Please let your thoughts be known.
I cleaned up some spelling issues but left the content the same. I'd bump up the total investment in any SPV to $7 million because you can get some bigger boats if you are willing to pay more but would not increase the overall budget, even after 7 years. Buy why you can using the $250 million and turn some sailors loose to work out the kinks.

Instead of sending the trial squadrons off the coast of Somalia, let's let them try out the waters of the South China Sea. Give them a couple of DDGs to call on for support if needed. I can't imagine the Philippines would mind hosting a couple of squadrons of these things on a temporary basis.
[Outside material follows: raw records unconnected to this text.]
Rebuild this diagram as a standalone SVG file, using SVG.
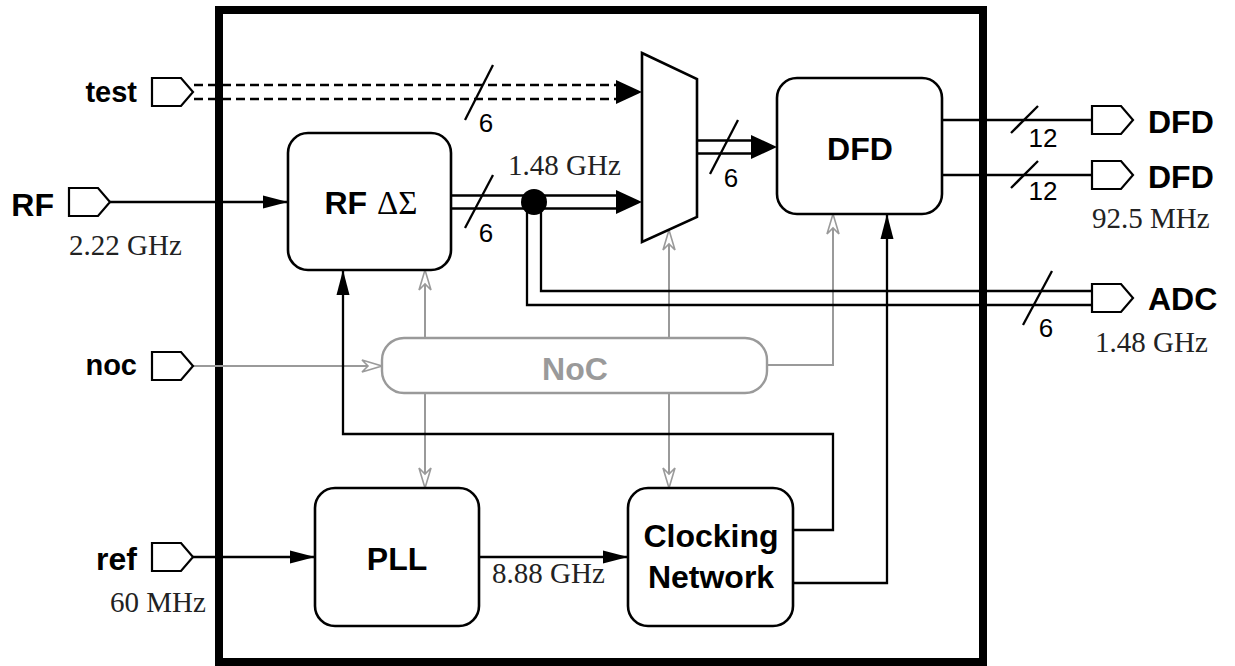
<svg xmlns="http://www.w3.org/2000/svg" xmlns:xlink="http://www.w3.org/1999/xlink" width="1235" height="666" viewBox="0 0 1235 666">
<style>
.box{fill:#fff;stroke:#000;stroke-width:2.6}
.gbox{fill:#fff;stroke:#9a9a9a;stroke-width:2.4}
.ln{fill:none;stroke:#000;stroke-width:2.3}
.gl{fill:none;stroke:#9a9a9a;stroke-width:2}
.dash{fill:none;stroke:#000;stroke-width:2.3;stroke-dasharray:9 5}
.ah{fill:#000;stroke:none}
.port{fill:#fff;stroke:#000;stroke-width:2.2}
.lbl{font-family:"Liberation Sans",Arial,sans-serif;font-weight:bold;font-size:32px;fill:#000}
.sm{font-size:29px}
.num{font-family:"Liberation Sans",Arial,sans-serif;font-size:26px;fill:#000;text-anchor:middle}
.freq{font-family:"Liberation Serif","Times New Roman",serif;font-size:29px;fill:#222}
</style>
<defs>
<path id="port" class="port" d="M0,-14 H29 L41,0 L29,14 H0 Z"/>
<marker id="ab" markerWidth="26" markerHeight="14" refX="25" refY="7" orient="auto" markerUnits="userSpaceOnUse"><path d="M0,0.5 L25,7 L0,13.5 Z" fill="#000"/></marker>
<marker id="ag" markerWidth="24" markerHeight="16" refX="22" refY="8" orient="auto" markerUnits="userSpaceOnUse"><path d="M2,2 L22,8 L2,14 L8,8 Z" fill="#fff" stroke="#9a9a9a" stroke-width="1.6" stroke-linejoin="miter"/></marker>
</defs>
<rect width="1235" height="666" fill="#fff"/>
<rect id="frame" x="219" y="10" width="764" height="652" fill="none" stroke="#000" stroke-width="8"/>

<g id="connectors">
  <!-- gray NoC links -->
  <path class="gl" d="M193,366 H382" marker-end="url(#ag)"/>
  <path class="gl" d="M425,338 V270" marker-end="url(#ag)"/>
  <path class="gl" d="M425,393 V488" marker-end="url(#ag)"/>
  <path class="gl" d="M669,338 V230" marker-end="url(#ag)"/>
  <path class="gl" d="M669,393 V488" marker-end="url(#ag)"/>
  <path class="gl" d="M767,365 H833 V214" marker-end="url(#ag)"/>
  <!-- test bus -->
  <path class="dash" d="M194,85 H617 M194,99 H617"/>
  <polygon class="ah" points="616,80 642,92 616,104"/>
  <line class="ln" x1="465" y1="120" x2="493" y2="65"/>
  <text class="num" x="486" y="132">6</text>
  <!-- RF input -->
  <path class="ln" d="M110,202 H288" marker-end="url(#ab)"/>
  <!-- RF delta-sigma bus -->
  <path class="ln" d="M451,195.5 H618 M451,208.5 H618"/>
  <polygon class="ah" points="616,190 642,202 616,214"/>
  <line class="ln" x1="465" y1="228" x2="493" y2="175"/>
  <text class="num" x="486" y="242">6</text>
  <text class="freq" x="508" y="175">1.48 GHz</text>
  <!-- ADC bus -->
  <path class="ln" d="M541,202 V291 H1092"/>
  <path class="ln" d="M527,202 V305 H1092"/>
  <circle cx="534" cy="202" r="13" fill="#000"/>
  <line class="ln" x1="1023" y1="325" x2="1052" y2="271"/>
  <text class="num" x="1046" y="337">6</text>
  <!-- mux output -->
  <path class="ln" d="M697,140.5 H753 M697,153.5 H753"/>
  <polygon class="ah" points="751,135 777,147 751,159"/>
  <line class="ln" x1="710" y1="174" x2="738" y2="120"/>
  <text class="num" x="731" y="187">6</text>
  <!-- DFD outputs -->
  <path class="ln" d="M942,120 H1092 M942,175 H1092"/>
  <line class="ln" x1="1011" y1="133" x2="1038" y2="106"/>
  <line class="ln" x1="1011" y1="188" x2="1038" y2="161"/>
  <text class="num" x="1043" y="147">12</text>
  <text class="num" x="1043" y="200">12</text>
  <!-- ref -> PLL -->
  <path class="ln" d="M193,557 H315" marker-end="url(#ab)"/>
  <!-- PLL -> Clocking -->
  <path class="ln" d="M479,557 H628" marker-end="url(#ab)"/>
  <text class="freq" x="492" y="583">8.88 GHz</text>
  <!-- Clocking -> RF delta-sigma -->
  <path class="ln" d="M793,530 H833 V434 H343 V270" marker-end="url(#ab)"/>
  <!-- Clocking -> DFD -->
  <path class="ln" d="M793,583 H887 V214" marker-end="url(#ab)"/>
</g>

<g id="port-test">
  <use xlink:href="#port" href="#port" x="152" y="92"/>
  <text class="lbl sm" x="137" y="102" text-anchor="end">test</text>
</g>
<g id="port-rf">
  <use xlink:href="#port" href="#port" x="69" y="202"/>
  <text class="lbl" x="54" y="216" text-anchor="end">RF</text>
  <text class="freq" x="69" y="255">2.22 GHz</text>
</g>
<g id="port-noc">
  <use xlink:href="#port" href="#port" x="152" y="366"/>
  <text class="lbl sm" x="137" y="375" text-anchor="end">noc</text>
</g>
<g id="port-ref">
  <use xlink:href="#port" href="#port" x="152" y="557"/>
  <text class="lbl" x="137" y="570" text-anchor="end">ref</text>
  <text class="freq" x="110" y="612">60 MHz</text>
</g>
<g id="port-dfd1">
  <use xlink:href="#port" href="#port" x="1092" y="120"/>
  <text class="lbl" x="1148" y="133">DFD</text>
</g>
<g id="port-dfd2">
  <use xlink:href="#port" href="#port" x="1092" y="175"/>
  <text class="lbl" x="1148" y="188">DFD</text>
  <text class="freq" x="1092" y="228">92.5 MHz</text>
</g>
<g id="port-adc">
  <use xlink:href="#port" href="#port" x="1092" y="298"/>
  <text class="lbl" x="1148" y="310">ADC</text>
  <text class="freq" x="1095" y="352">1.48 GHz</text>
</g>

<g id="rf-delta-sigma">
  <rect class="box" x="288" y="133" width="163" height="137" rx="20"/>
  <text x="371" y="214" text-anchor="middle"><tspan class="lbl">RF</tspan><tspan dx="10" font-family="'Liberation Serif','Times New Roman',serif" font-size="33">ΔΣ</tspan></text>
</g>
<g id="mux">
  <polygon class="box" points="642,53 697,79 697,217 642,242"/>
</g>
<g id="dfd">
  <rect class="box" x="777" y="78" width="165" height="136" rx="20"/>
  <text class="lbl" x="860" y="160" text-anchor="middle">DFD</text>
</g>
<g id="noc">
  <rect class="gbox" x="382" y="338" width="385" height="55" rx="22"/>
  <text class="lbl" x="575" y="380" text-anchor="middle" style="fill:#9a9a9a">NoC</text>
</g>
<g id="pll">
  <rect class="box" x="315" y="488" width="164" height="138" rx="20"/>
  <text class="lbl" x="397" y="570" text-anchor="middle">PLL</text>
</g>
<g id="clocking">
  <rect class="box" x="628" y="488" width="165" height="138" rx="20"/>
  <text class="lbl" x="711" y="547" text-anchor="middle">Clocking</text>
  <text class="lbl" x="711" y="588" text-anchor="middle">Network</text>
</g>
</svg>
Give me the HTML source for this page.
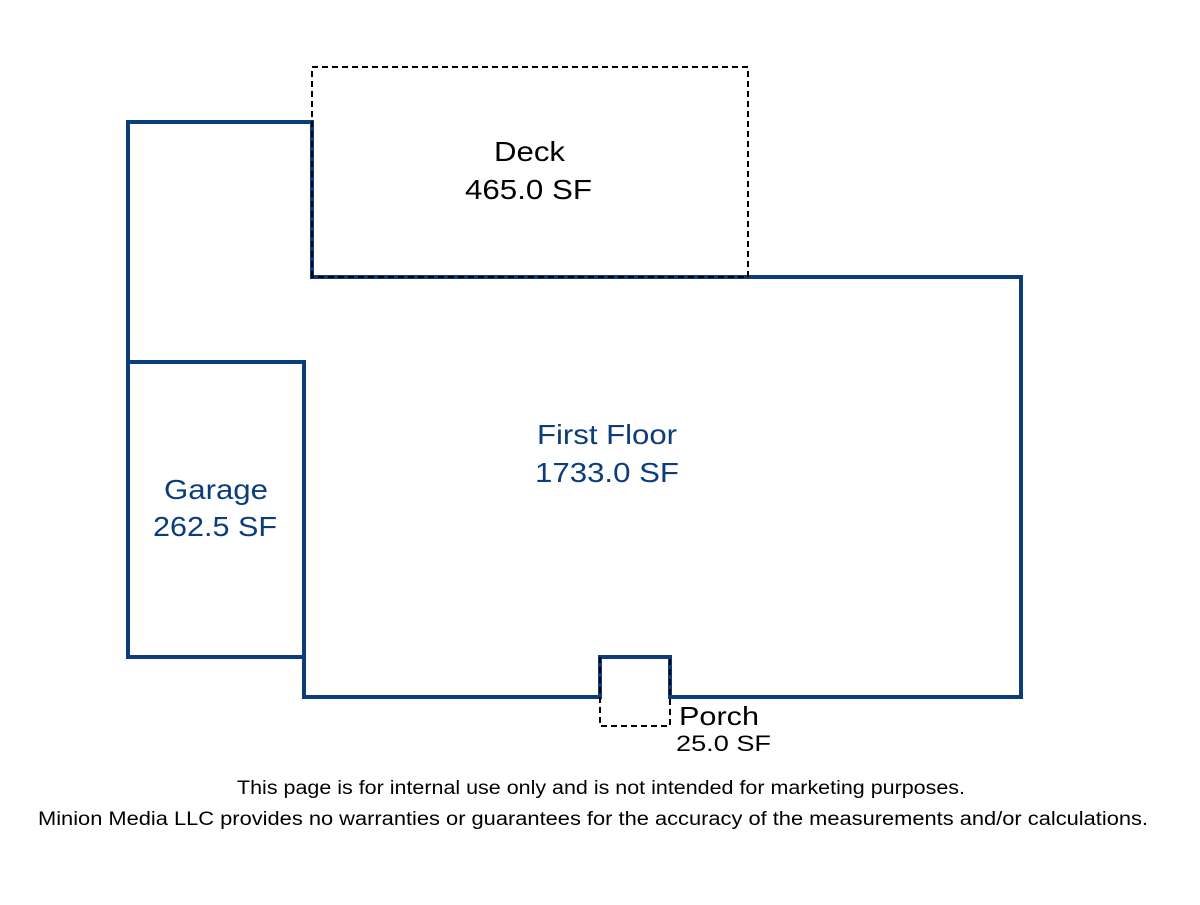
<!DOCTYPE html>
<html><head><style>body{margin:0;background:#fff}</style></head><body>
<svg width="1200" height="900" xmlns="http://www.w3.org/2000/svg" font-family="Liberation Sans, sans-serif">
<rect width="1200" height="900" fill="#fff"/>
<g fill="none" stroke="#0b3d7d" stroke-width="4" stroke-linejoin="miter">
<path d="M128,122 H312 V277 H1021 V697 H670 V657 H600 V697 H304 V657 H128 Z"/>
<path d="M128,362 H304 V657"/>
</g>
<g fill="none" stroke="#000" stroke-width="2" stroke-dasharray="6,4">
<path d="M312,277 V67 H748 V277 Z"/>
<path d="M600,657 V726 H670 V657"/>
</g>
<text x="494" y="161" font-size="28" textLength="71" lengthAdjust="spacingAndGlyphs" fill="#000">Deck</text>
<text x="465" y="199" font-size="28" textLength="127" lengthAdjust="spacingAndGlyphs" fill="#000">465.0 SF</text>
<text x="537" y="444" font-size="28" textLength="140" lengthAdjust="spacingAndGlyphs" fill="#0b3d7d">First Floor</text>
<text x="535" y="482" font-size="28" textLength="144" lengthAdjust="spacingAndGlyphs" fill="#0b3d7d">1733.0 SF</text>
<text x="164" y="499" font-size="28" textLength="104" lengthAdjust="spacingAndGlyphs" fill="#0b3d7d">Garage</text>
<text x="153" y="536" font-size="28" textLength="124" lengthAdjust="spacingAndGlyphs" fill="#0b3d7d">262.5 SF</text>
<text x="679" y="725" font-size="26" textLength="80" lengthAdjust="spacingAndGlyphs" fill="#000">Porch</text>
<text x="676" y="751" font-size="22" textLength="95" lengthAdjust="spacingAndGlyphs" fill="#000">25.0 SF</text>
<text x="237" y="794" font-size="19" textLength="728" lengthAdjust="spacingAndGlyphs" fill="#000">This page is for internal use only and is not intended for marketing purposes.</text>
<text x="38" y="825" font-size="19" textLength="1110" lengthAdjust="spacingAndGlyphs" fill="#000">Minion Media LLC provides no warranties or guarantees for the accuracy of the measurements and/or calculations.</text>
</svg>
</body></html>
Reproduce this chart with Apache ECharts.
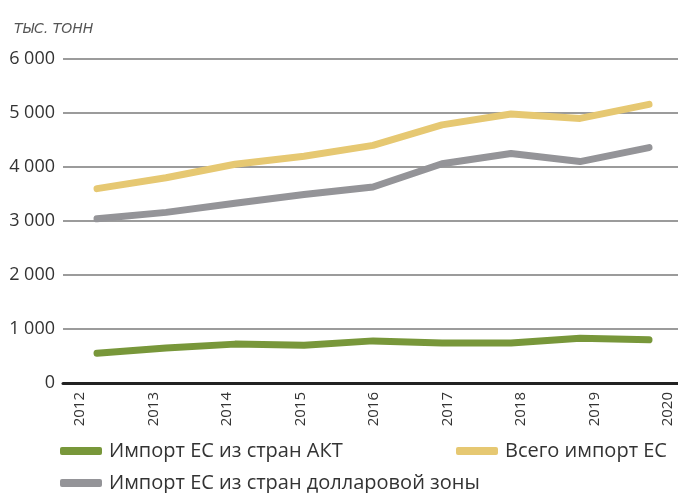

By the way, China already uses a force sort of like the one I propose. See China's 'Sea Phantom' Fleet Prowls the Open Waters:
When Beijing first used fishing vessels for militarized purposes, it was originally intended as a stopgap for the shortfalls of Nationalist navy ships inherited by the Communist regime. But these vessels were unreliable, built with wooden hulls and underpowered machinery which severely limited their range, endurance and seakeeping qualities, thus confining them to inshore and coastal duties. This state of affairs continued until 1952, when several hundred-ton Japanese fishing vessels were seized by the Chinese on illegal fishing charges. These ships so impressed Beijing, with their sturdy ocean-capable hulls and reliable machinery, that they were turned into improvised fire support vessels with sixteen-tube 132-millimeter rocket launchers. In January 1955, they played a crucial role in the Communist capture of the Nationalist-occupied Yijiangshan Island. Since then, besides wartime support roles, these pioneer “sea phantoms” performed functions such as intelligence gathering, countersurveillance and the resupply of offshore PLA garrisons.
And don't worry that they are expendable. It's a feature, not a flaw.




1 comment:

  1. Anonymous3:08 PM

    Agreed, there should be some thinking from a different perspective as what we have isn't cutting it.